Vive, tambem, uma vida differente da nossa e nutre sentimentos bem
diversos dos que abrigamos em nosso intimo.
O carater genuino do indio peruano soffreu profundas modificações,
que tiveram seu ponto de partida com a ruina do Imperio dos Incas.
E' um elemento que permanece fora das vibrações de collectividade.
Grande parte dos factores determinantes da evolução
humana estão ausentes na sua raça e por isso ella tende
a desapparecer. Demais, o branco conspira incessantemente contra ella.
Os descendentes dos Incas perderam toda a sua força e são
incapazes de reagir.
As suas energias moraes degeneraram em altitudes esporadicas, incoherentes,
contradictorias.
A sua consciencia é ennuviada pela acção mecanizadora
do trabalho rude de escravo e pelas funestas consequencias do alcool
e da cocaina.
O desiquilibrio psychico caminha acceleradamente para uma triste degeneração.
Mas, si o seu estado moral apparece gravemente alterado, não
se póde presumir dahi a sua total incapacidade intellectual.
Historicamente o índio peruano representa uma grande vontade
servida por uma inteligencia mediocre.

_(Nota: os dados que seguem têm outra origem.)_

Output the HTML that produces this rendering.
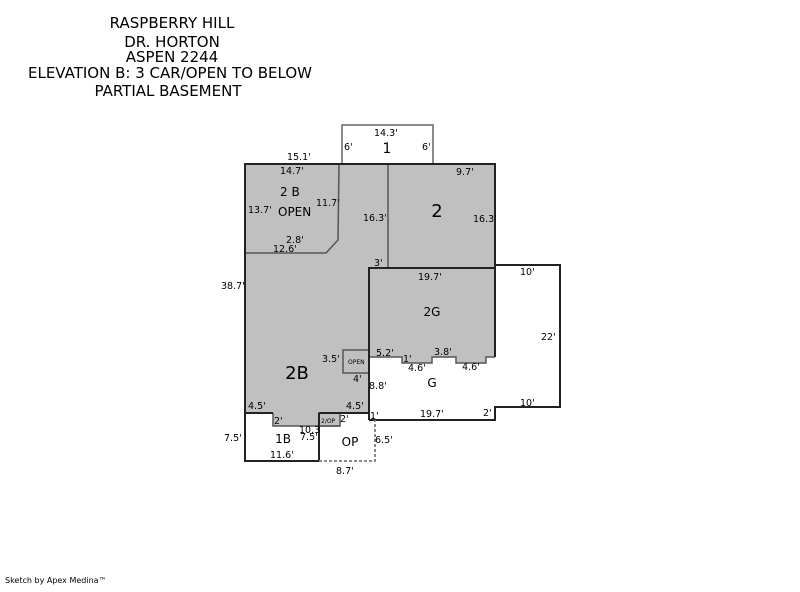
<!DOCTYPE html>
<html><head><style>
body{margin:0;background:#fff;width:800px;height:587px;overflow:hidden}
svg text{font-family:"DejaVu Sans","Liberation Sans",sans-serif;fill:#000}
</style></head><body>
<svg width="800" height="587" xmlns="http://www.w3.org/2000/svg">
<g font-size="15" text-anchor="middle">
<text x="172" y="28">RASPBERRY HILL</text>
<text x="172" y="47">DR. HORTON</text>
<text x="172" y="62">ASPEN 2244</text>
<text x="170" y="78">ELEVATION B: 3 CAR/OPEN TO BELOW</text>
<text x="168" y="96">PARTIAL BASEMENT</text>
</g>
<polygon points="245,164 495,164 495,268 369,268 369,413 340,413 340,426 273,426 273,413 245,413" fill="#c0c0c0"/>
<polygon points="369,268 495,268 495,357 486,357 486,363 456,363 456,357 432,357 432,363 402,363 402,357 369,357" fill="#c0c0c0"/>
<polyline points="342,164 342,125 433,125 433,164" fill="none" stroke="#666" stroke-width="1.5"/>
<g fill="none" stroke="#555" stroke-width="1.5">
<polyline points="339,164 338,240 326,253 245,253"/>
<line x1="388" y1="164" x2="388" y2="268"/>
<polyline points="369,357 402,357 402,363 432,363 432,357 456,357 456,363 486,363 486,357 495,357"/>
<rect x="343" y="350" width="26" height="23"/>
<polyline points="273,413 273,426 340,426"/>
<rect x="319" y="413" width="21" height="13"/>
</g>
<g fill="none" stroke="#222" stroke-width="2">
<polyline points="245,413 245,164 495,164 495,268"/>
<polyline points="369,420 369,268 495,268 495,265 560,265 560,407 495,407 495,420 369,420"/>
<line x1="495" y1="268" x2="495" y2="357"/>
<line x1="245" y1="413" x2="273" y2="413"/>
<line x1="319" y1="413" x2="369" y2="413"/>
<polyline points="245,413 245,461 319,461 319,413"/>
</g>
<polyline points="319,461 375,461 375,420" fill="none" stroke="#888" stroke-width="2" stroke-dasharray="3,2"/>
<g font-size="9.5">
<text x="374" y="136">14.3'</text>
<text x="344" y="150">6'</text>
<text x="422" y="150">6'</text>
<text x="287" y="160">15.1'</text>
<text x="280" y="174">14.7'</text>
<text x="456" y="175">9.7'</text>
<text x="248" y="213">13.7'</text>
<text x="316" y="206">11.7'</text>
<text x="363" y="221">16.3'</text>
<text x="473" y="222">16.3'</text>
<text x="278" y="216" font-size="12">OPEN</text>
<text x="280" y="196" font-size="12">2 B</text>
<text x="286" y="243">2.8'</text>
<text x="273" y="252">12.6'</text>
<text x="374" y="266">3'</text>
<text x="418" y="280">19.7'</text>
<text x="520" y="275">10'</text>
<text x="221" y="289">38.7'</text>
<text x="541" y="340">22'</text>
<text x="322" y="362">3.5'</text>
<text x="348" y="364" font-size="6" fill="#666">OPEN</text>
<text x="376" y="356">5.2'</text>
<text x="403" y="362">1'</text>
<text x="434" y="355">3.8'</text>
<text x="408" y="371">4.6'</text>
<text x="462" y="370">4.6'</text>
<text x="353" y="382">4'</text>
<text x="369" y="389">8.8'</text>
<text x="248" y="409">4.5'</text>
<text x="346" y="409">4.5'</text>
<text x="520" y="406">10'</text>
<text x="274" y="424">2'</text>
<text x="340" y="422">2'</text>
<text x="370" y="419">1'</text>
<text x="420" y="417">19.7'</text>
<text x="483" y="416">2'</text>
<text x="321" y="423" font-size="6" fill="#666">2/OP</text>
<text x="299" y="433" fill="#888">10.3</text>
<text x="224" y="441">7.5'</text>
<text x="300" y="440">7.5'</text>
<text x="375" y="443">6.5'</text>
<text x="270" y="458">11.6'</text>
<text x="336" y="474">8.7'</text>
</g>
<g font-size="12" text-anchor="middle">
<text x="387" y="153" font-size="14">1</text>
<text x="437" y="217" font-size="18">2</text>
<text x="432" y="316">2G</text>
<text x="297" y="379" font-size="18">2B</text>
<text x="432" y="387">G</text>
<text x="283" y="443">1B</text>
<text x="350" y="446">OP</text>
</g>
<text x="5" y="583" font-size="8">Sketch by Apex Medina™</text>
</svg>
</body></html>
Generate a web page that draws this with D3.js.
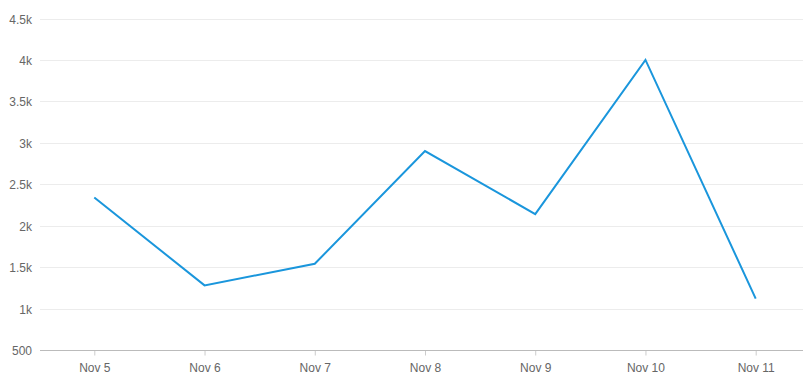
<!DOCTYPE html>
<html><head><meta charset="utf-8">
<script src="https://cdn.jsdelivr.net/npm/d3@7"></script>
<style>body{margin:0;background:#fff}svg{display:block;font-family:"Liberation Sans",Arial,sans-serif}</style>
</head><body><svg id="c" width="803" height="387"></svg>
<script>
const categories = ["Nov 5","Nov 6","Nov 7","Nov 8","Nov 9","Nov 10","Nov 11"];
const values = [2340, 1280, 1540, 2900, 2140, 4000, 1120];
const yTicks = [500,1000,1500,2000,2500,3000,3500,4000,4500];
const yTickLabels = ["500","1k","1.5k","2k","2.5k","3k","3.5k","4k","4.5k"];

(function(){
const svg = d3.select("#c");
const mLeft = 40, mRight = 803, mTop = 18.5, mBottom = 350;
const x = d3.scalePoint().domain(categories).range([94.3, 755.7]);
const y = d3.scaleLinear().domain([500, 4500]).range([mBottom, mTop]);

// grid
svg.append("g").selectAll("line").data(yTicks.slice(1)).join("line")
  .attr("x1", mLeft).attr("x2", mRight)
  .attr("y1", d => Math.round(y(d)) + 0.5).attr("y2", d => Math.round(y(d)) + 0.5)
  .attr("stroke", "#ececec").attr("stroke-width", 1);

// y labels
svg.append("g").selectAll("text").data(yTicks).join("text")
  .attr("x", 32).attr("y", d => y(d) + 5)
  .attr("text-anchor", "end").attr("font-size", 12).attr("fill", "#666")
  .text((d, i) => yTickLabels[i]);

// x axis
const xAxis = d3.axisBottom(x).tickSize(5).tickPadding(8);
const gx = svg.append("g").attr("transform", `translate(0,${mBottom + 0.5})`).call(xAxis);
gx.select(".domain").remove();
gx.append("line").attr("x1", mLeft).attr("x2", mRight).attr("y1", 0).attr("y2", 0)
  .attr("stroke", "#bbb");
gx.selectAll(".tick line").attr("stroke", "#ccc");
gx.selectAll(".tick text").attr("font-size", 12).attr("fill", "#666")
  .attr("font-family", "'Liberation Sans', Arial, sans-serif");

// line
const line = d3.line().x((d, i) => x(categories[i])).y(d => y(d));
svg.append("path").datum(values).attr("d", line)
  .attr("fill", "none").attr("stroke", "#1a96dc").attr("stroke-width", 2)
  .attr("stroke-linejoin", "miter");
})();
</script></body></html>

Elle sabe pouco, mas o que
sabe é bem sabido. Por isso é um operario ideal para
certos trabalhos manuaes nos campos e nas officinas.

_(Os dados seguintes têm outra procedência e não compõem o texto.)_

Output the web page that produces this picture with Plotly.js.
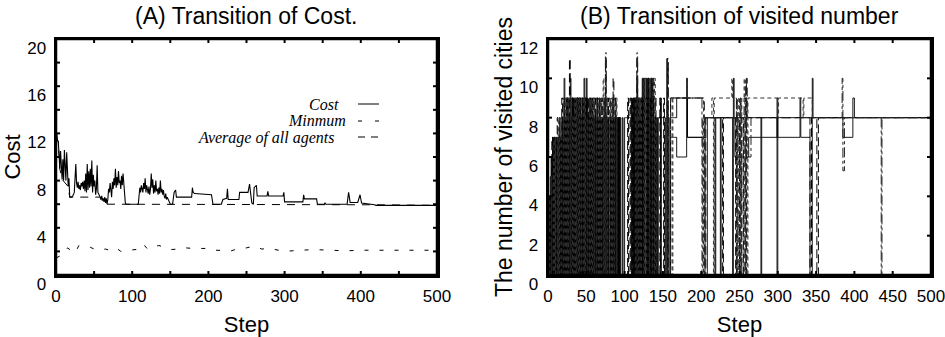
<!DOCTYPE html>
<html>
<head>
<meta charset="utf-8">
<script src="https://cdn.plot.ly/plotly-3.0.1.min.js"></script>
<style>html,body{margin:0;padding:0;background:#fff;}#chart{width:945px;height:337px;}</style>
</head>
<body>
<div id="chart"></div>
<script>
// ---------- Panel A: Transition of Cost ----------
const costSteps = [0,1,2,3,4,5,6,7,8,9,10,11,12,13,14,15,16,17,18,20,22,24,25,26,27,28,29,30,31,32,33,34,35,36,37,38,39,40,41,42,43,44,45,46,47,48,49,50,51,52,53,54,55,56,57,58,59,60,61,62,63,64,65,66,67,68,69,70,71,72,73,74,75,76,77,78,79,80,81,82,83,84,85,86,87,88,89,90,91,92,108,110,111,112,113,114,115,116,117,118,119,120,121,122,123,124,125,126,127,128,129,130,131,132,133,134,135,136,137,138,139,140,141,142,143,144,145,146,148,150,153,155,157,158,178,179,180,182,204,206,217,219,224,225,226,240,241,252,254,255,257,259,260,263,264,277,278,279,298,299,300,324,325,326,342,343,352,353,354,382,384,386,396,399,401,418,420,500];
const costValues = [11.8,12.0,11.4,11.3,10.2,9.0,10.5,8.5,8.1,9.8,8.0,10.6,8.2,8.0,10.4,8.5,7.5,8.2,6.6,6.6,6.7,7.0,8.4,9.4,7.8,7.4,7.9,7.3,7.6,7.2,7.8,7.5,7.9,7.3,8.0,7.1,8.6,7.0,9.4,7.2,8.8,7.4,9.0,7.5,9.7,7.0,8.5,7.5,8.0,6.8,7.3,9.3,7.0,6.9,6.7,6.6,6.4,6.7,6.3,6.5,6.2,6.6,6.1,6.5,6.0,6.4,7.3,7.0,7.8,7.2,6.6,7.9,7.3,8.2,7.6,9.0,7.4,8.3,7.6,8.8,7.8,8.0,7.3,8.4,7.6,8.6,7.5,7.3,6.1,6.0,6.0,7.4,7.0,7.6,7.2,7.0,7.8,7.3,8.2,7.0,7.6,7.1,6.9,7.5,6.8,7.3,8.6,7.4,8.1,6.9,7.6,7.0,8.0,7.1,7.3,6.8,7.4,6.9,8.0,7.0,7.3,6.8,7.2,6.7,6.5,6.9,6.4,6.6,6.2,6.0,6.0,7.0,7.2,6.6,6.6,7.4,7.0,6.9,6.8,6.0,6.0,6.4,6.5,7.3,6.4,6.4,7.0,7.0,7.7,7.2,6.1,6.0,7.4,7.6,6.7,6.7,7.1,6.7,6.7,7.0,6.2,6.2,6.8,6.45,6.45,6.0,6.0,6.1,6.0,6.0,7.0,6.15,6.15,6.8,6.1,5.95,5.9,5.9];

const avgSteps = [0,3,5,8,16,18,58,59,63,67,420,500];
const avgValues = [11.8,11.3,9.0,8.1,7.5,6.6,6.6,6.4,6.2,6.0,5.95,5.9];

const minSteps = [0,5,10,15,20,25,30,35,40,45,50,55,60,65,70,75,80,85,90,95,100,105,110,115,120,125,130,135,140,145,150,160,170,180,190,200,210,220,230,240,250,260,270,280,290,300,320,340,360,380,400,420,440,460,480,500];
const minValues = [1.45,1.6,1.75,2.3,2.1,1.85,2.5,2.45,2.4,2.35,2.2,2.1,2.15,2.2,2.1,2.3,2.25,2.0,2.05,2.1,2.1,2.15,2.2,2.6,2.2,2.35,2.45,2.5,2.4,2.3,2.15,2.2,2.3,2.25,2.25,2.25,2.1,2.1,2.05,2.25,2.3,2.45,2.2,2.25,2.1,2.0,2.1,2.15,2.1,2.05,2.1,2.1,2.1,2.1,2.1,2.1];

// tick positions
const stepTicks = [0,50,100,150,200,250,300,350,400,450,500];
const costTicks = [0,2,4,6,8,10,12,14,16,18,20];
const visitedTicks = [0,2,4,6,8,10,12];

// ---------- Panel B: visited cities per agent ----------
const agentA = [4,0,4,0,6,0,6,0,7,0, 7,0,7,7,0,8,0,7,0,8, 0,10,0,8,0,9,0,9,9,0, 8,0,9,0,9,0,8,0,9,0, 9,9,0,8,0,9,0,10,0,9, 0,9,0,8,8,0,9,0,8,0, 8,0,8,0,9,0,8,8,0,8, 0,8,0,9,0,8,0,8,0,8, 8,0,8,0,9,0,8,0,8,0, 8,0,8,0,8,0,0,8,0,0, 8,8,8,8,8,8,8,8,8,8, 8,0,9,0,9,0,10,0,9,0, 8,0,9,0,10,0,10,10,0,9, 0,10,0,9,0,10,0,9,0,8, 0,0,8,0,0,0,0,9,0,0, 0,0,0,0,0,11,0,0,0,8, 8,8,8,8,8,8];
const agentATailSteps = [168,181,182,205,218,219,225,226,241,242,243,278,279,299,300,500];
const agentATailValues = [9,10,7,8,0,8,0,8,0,10,8,0,8,0,8,8];

const agentB = [0,3,0,5,0,6,7,0,6,0, 0,7,0,0,7,0,7,0,8,0, 7,0,8,0,9,9,0,8,0,10, 0,9,9,0,8,0,9,0,9,9, 0,9,0,9,9,0,8,0,9,0, 10,0,8,0,9,0,8,0,9,9, 0,8,0,8,0,8,0,9,0,8, 8,0,8,0,9,0,8,0,8,0, 0,8,0,8,8,0,8,0,8,0, 0,8,0,8,0,0,0,0,0,0, 0,0,0,0,0,0,0,0,0,9, 0,9,0,8,0,9,0,9,0,8, 0,9,0,10,0,9,0,0,10,0, 10,0,9,0,10,10,0,9,0,0, 8,0,0,0,8,8,8,8,8,8, 8,8,8,0,8,8,8,0,0,0, 7,7,7,7,7,7];
const agentBTailSteps = [168,181,182,205,208,244,262,299,300,329,330,342,345,346,385,398,400,500];
const agentBTailValues = [6,9,7,0,8,6,7,9,7,9,7,0,10,8,7,9,8,8];

const agentC = [0,0,4,0,0,7,0,0,7,0, 0,0,8,0,0,7,0,0,9,0, 0,9,0,0,9,0,0,0,11,0, 0,0,9,0,0,9,0,0,9,0, 0,0,9,0,0,9,0,0,0,9, 0,0,9,0,0,9,0,0,9,0, 0,9,0,0,9,0,0,9,0,0, 9,0,0,0,9,11,0,0,9,0, 0,9,0,0,0,10,0,0,9,0, 0,0,8,0,0,0,0,0,0,0, 0,0,0,0,9,0,0,9,0,0, 9,0,0,9,0,0,11,0,0,9, 0,0,9,0,0,9,0,0,9,0, 0,10,0,0,9,0,0,10,0,0, 9,0,0,0,0,0,9,0,0,0, 0,9,0,0,0,0,11,0,0,0, 9,9,9,9,9,9];
const agentCTailSteps = [168,204,206,228,229,245,246,247,248,250,251,252,253,255,256,258,259,260,342,344,351,353,500];
const agentCTailValues = [9,0,8,0,8,0,9,0,8,0,9,0,8,0,9,0,10,8,0,8,0,8,8];

const agentD = [0,4,0,0,5,0,0,6,0,7, 0,0,7,0,8,0,0,8,0,0, 9,0,0,9,0,0,9,0,0,9, 0,0,8,0,0,9,0,9,0,0, 9,0,0,9,0,0,9,0,9,0, 0,8,0,0,9,0,0,9,0,0, 9,0,0,9,0,0,9,0,0,9, 0,0,10,0,9,0,0,9,0,0, 9,0,0,9,0,0,9,0,0,9, 0,0,0,0,0,0,0,0,0,0, 0,0,0,0,0,0,0,0,0,0, 0,0,0,0,9,0,0,0,9,0, 0,9,0,0,0,10,0,0,9,0, 0,0,10,0,0,0,9,0,0,10, 0,0,0,0,0,0,0,0,0,0, 0,0,0,0,0,9,9,9,9,9, 9,9,0,9,9,9];
const agentDTailSteps = [168,181,182,203,205,214,216,217,240,241,246,247,249,250,252,253,256,257,258,260,261,300,301,333,334,345,500];
const agentDTailValues = [9,10,9,0,8,9,0,9,10,9,0,9,0,9,0,9,10,0,9,0,9,8,9,8,9,8,8];

const agentESteps = [0,75,76,116,117,156,157,160,200,201,202,258,259,265,384,385,387,435,436,500];
const agentEValues = [0,11.3,0,11.3,0,11,0,9,9,0,8,10,6,8,10,5.3,8,0,8,8];

function agent(dense, tailSteps, tailValues) {
  return { x: dense.map((v, i) => i).concat(tailSteps), y: dense.concat(tailValues) };
}
const A = agent(agentA, agentATailSteps, agentATailValues);
const B = agent(agentB, agentBTailSteps, agentBTailValues);
const C = agent(agentC, agentCTailSteps, agentCTailValues);
const D = agent(agentD, agentDTailSteps, agentDTailValues);

const W = 945, H = 337;
const px = v => v / W, py = v => (H - v) / H;

const traces = [
  {x: costSteps, y: costValues, xaxis: 'x', yaxis: 'y', mode: 'lines', name: 'Cost', line: {color: '#000', width: 1.1}},
  {x: minSteps, y: minValues, xaxis: 'x', yaxis: 'y', mode: 'lines', name: 'Minmum', line: {color: '#000', width: 1, dash: '4px,11px'}},
  {x: avgSteps, y: avgValues, xaxis: 'x', yaxis: 'y', mode: 'lines', name: 'Average of all agents', line: {color: '#000', width: 1, dash: '8px,7px'}},
  {x: A.x, y: A.y, xaxis: 'x2', yaxis: 'y2', mode: 'lines', line: {color: '#000', width: 0.9, shape: 'hv'}},
  {x: B.x, y: B.y, xaxis: 'x2', yaxis: 'y2', mode: 'lines', line: {color: '#000', width: 0.9, shape: 'hv'}},
  {x: C.x, y: C.y, xaxis: 'x2', yaxis: 'y2', mode: 'lines', line: {color: '#000', width: 1, shape: 'hv', dash: '9px,4px'}},
  {x: D.x, y: D.y, xaxis: 'x2', yaxis: 'y2', mode: 'lines', line: {color: '#333', width: 1, shape: 'hv', dash: '4px,3px'}},
  {x: agentESteps, y: agentEValues, xaxis: 'x2', yaxis: 'y2', mode: 'lines', line: {color: '#222', width: 1, shape: 'hv', dash: '10px,3px,3px,3px'}}
];

const yDom = [62 / H, 298 / H];
const xDomA = [56 / W, 437 / W];
const xDomB = [548 / W, 931 / W];
const rangeStep = [0, 500], rangeCost = [0, 20], rangeVisited = [0, 12];

function axisCommon(extra) {
  return Object.assign({
    showline: true, linewidth: 2.5, linecolor: '#000', mirror: true,
    ticks: '', showgrid: false, zeroline: false, ticklabeloverflow: 'allow',
    tickfont: {size: 17, color: '#000'}
  }, extra);
}

// frame and inside tick marks as paper-space shapes (axis decorations)
const shapes = [];
function frameAndTicks(xd, yd, xr, yr, xt, yt) {
  const lw = 2.5, tl = 4;
  shapes.push({type: 'rect', xref: 'paper', yref: 'paper', x0: xd[0], x1: xd[1], y0: yd[0], y1: yd[1],
    line: {color: '#000', width: lw}, layer: 'above'});
  const fx = t => xd[0] + (t - xr[0]) / (xr[1] - xr[0]) * (xd[1] - xd[0]);
  const fy = t => yd[0] + (t - yr[0]) / (yr[1] - yr[0]) * (yd[1] - yd[0]);
  xt.forEach(t => {
    shapes.push({type: 'line', xref: 'paper', yref: 'paper', x0: fx(t), x1: fx(t), y0: yd[0], y1: yd[0] + tl / H, line: {color: '#000', width: 2}, layer: 'above'});
    shapes.push({type: 'line', xref: 'paper', yref: 'paper', x0: fx(t), x1: fx(t), y0: yd[1], y1: yd[1] - tl / H, line: {color: '#000', width: 2}, layer: 'above'});
  });
  yt.forEach(t => {
    shapes.push({type: 'line', xref: 'paper', yref: 'paper', y0: fy(t), y1: fy(t), x0: xd[0], x1: xd[0] + tl / W, line: {color: '#000', width: 2}, layer: 'above'});
    shapes.push({type: 'line', xref: 'paper', yref: 'paper', y0: fy(t), y1: fy(t), x0: xd[1], x1: xd[1] - tl / W, line: {color: '#000', width: 2}, layer: 'above'});
  });
}
frameAndTicks(xDomA, yDom, rangeStep, rangeCost, stepTicks, costTicks);
frameAndTicks(xDomB, yDom, rangeStep, rangeVisited, stepTicks, visitedTicks);

// legend line samples
shapes.push(
  {type: 'line', xref: 'paper', yref: 'paper', x0: px(358), x1: px(379), y0: py(104), y1: py(104), line: {color: '#000', width: 1}},
  {type: 'line', xref: 'paper', yref: 'paper', x0: px(358), x1: px(379), y0: py(121), y1: py(121), line: {color: '#000', width: 1, dash: '4px,13px'}},
  {type: 'line', xref: 'paper', yref: 'paper', x0: px(358), x1: px(379), y0: py(137), y1: py(137), line: {color: '#000', width: 1, dash: '7px,6px'}}
);

const serif = 'Liberation Serif, Times New Roman, serif';
const layout = {
  width: W, height: H, margin: {l: 0, r: 0, t: 0, b: 0},
  paper_bgcolor: '#fff', plot_bgcolor: '#fff', showlegend: false,
  font: {family: 'Liberation Sans, Arial, sans-serif', color: '#000'},
  xaxis: axisCommon({domain: xDomA, range: rangeStep, tick0: 0, dtick: 100,
    ticklabelstandoff: 4, anchor: 'y', title: {text: 'Step', font: {size: 22}, standoff: 12}}),
  yaxis: axisCommon({domain: yDom, range: rangeCost, tick0: 0, dtick: 4,
    ticklabelshift: 9, ticklabelstandoff: 4, anchor: 'x', title: {text: 'Cost', font: {size: 22}, standoff: 1}}),
  xaxis2: axisCommon({domain: xDomB, range: rangeStep, tick0: 0, dtick: 50,
    ticklabelstandoff: 4, anchor: 'y2', title: {text: 'Step', font: {size: 22}, standoff: 12}}),
  yaxis2: axisCommon({domain: yDom, range: rangeVisited, tick0: 0, dtick: 2,
    ticklabelshift: 9, ticklabelstandoff: 4, anchor: 'x2', title: {text: 'The number of visited cities', font: {size: 23}, standoff: 0}}),
  annotations: [
    {text: '(A) Transition of Cost.', xref: 'paper', yref: 'paper', x: px(246.5), y: py(16), xanchor: 'center', yanchor: 'middle', showarrow: false, font: {size: 23}},
    {text: '(B) Transition of visited number', xref: 'paper', yref: 'paper', x: px(739.5), y: py(16), xanchor: 'center', yanchor: 'middle', showarrow: false, font: {size: 23}},
    {text: '<i>Cost</i>', xref: 'paper', yref: 'paper', x: px(341), y: py(104), xanchor: 'right', yanchor: 'middle', showarrow: false, font: {family: serif, size: 16}},
    {text: '<i>Minmum</i>', xref: 'paper', yref: 'paper', x: px(348), y: py(121), xanchor: 'right', yanchor: 'middle', showarrow: false, font: {family: serif, size: 16}},
    {text: '<i>Average of all agents</i>', xref: 'paper', yref: 'paper', x: px(337), y: py(138), xanchor: 'right', yanchor: 'middle', showarrow: false, font: {family: serif, size: 16}}
  ],
  shapes: shapes
};

Plotly.newPlot('chart', traces, layout, {staticPlot: true, displayModeBar: false});
</script>
</body>
</html>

Parece que está imbuido por um amor panteistico pela terra
que lhe dá fructos e pelas mattas, que lhe dão caça.
A Ihama acompanha-o nas suas peregrinações.
Trabalha apenas para supprir as suas necessidades immediatas. E' hypocrita
para com os brancos e, si este tenta alguma coisa contra os seus,
então se torna rancoroso e vingativo.
Não é mais, enfim, o índio alegre, que adorava
o sol como pae de todas as coisas, que cultivava a terra com amor
e que se entregava, de vez em quando, a festejos imponentes.
O seu único divertimento é a musica. Os instrumentos
de que serve, esses são identicos aos do tempo do Imperio dos
Incas. São as "quenas", que elle mesmo fabrica. E'
semelhante á clarineta, tendo apenas sete furos, correspondentes
ás sete notas musicaes.
A "quena" tem som lugubre, mas agradavel; nada mais melancolico
do que escutar as suas tristes melodias na infinita solidão
da "puna" em uma noite de luar. E' uma musica intima, que
traz recordações e desperta a saudade.
A musica do índio peruano tem sido simplificada. E' monotona
e carece de frondosidade.
Alguma coisa de semelhante com isso existe na dança.
No principio de um divertimento os animos expandem-se jocosamente.
Todos se entregam á musica, ao canto e á dança.
A conversação é animada: o sorriso apparece em
todas as boccas. Mas pouco a pouco, após repetidas libações
de "chicha", bebida feita de milho, a alegria diminue, as
hoccas se fecham, a musica se faz mais triste e o canto degenera em
choro e abatimento.
As festas, portanto, acabam à maneira de funeraes.
Os índios do Perú são aproveitados nas fazendas
em que se cultivam o café, o cacau, e a mandioca ou nos trabalhos
de mineração.
Gostam muito de fabricar objectos de terra cota.
Quando não têm o que comer, mastigam folhas de coca,
que lhes faz esquecer a fome.
Como se vê, os actuaes índios do Perú são
bem differentes dos seus aguerridos ancestraes, cuja civilização
causou pasmo aos europeus quinhentistas.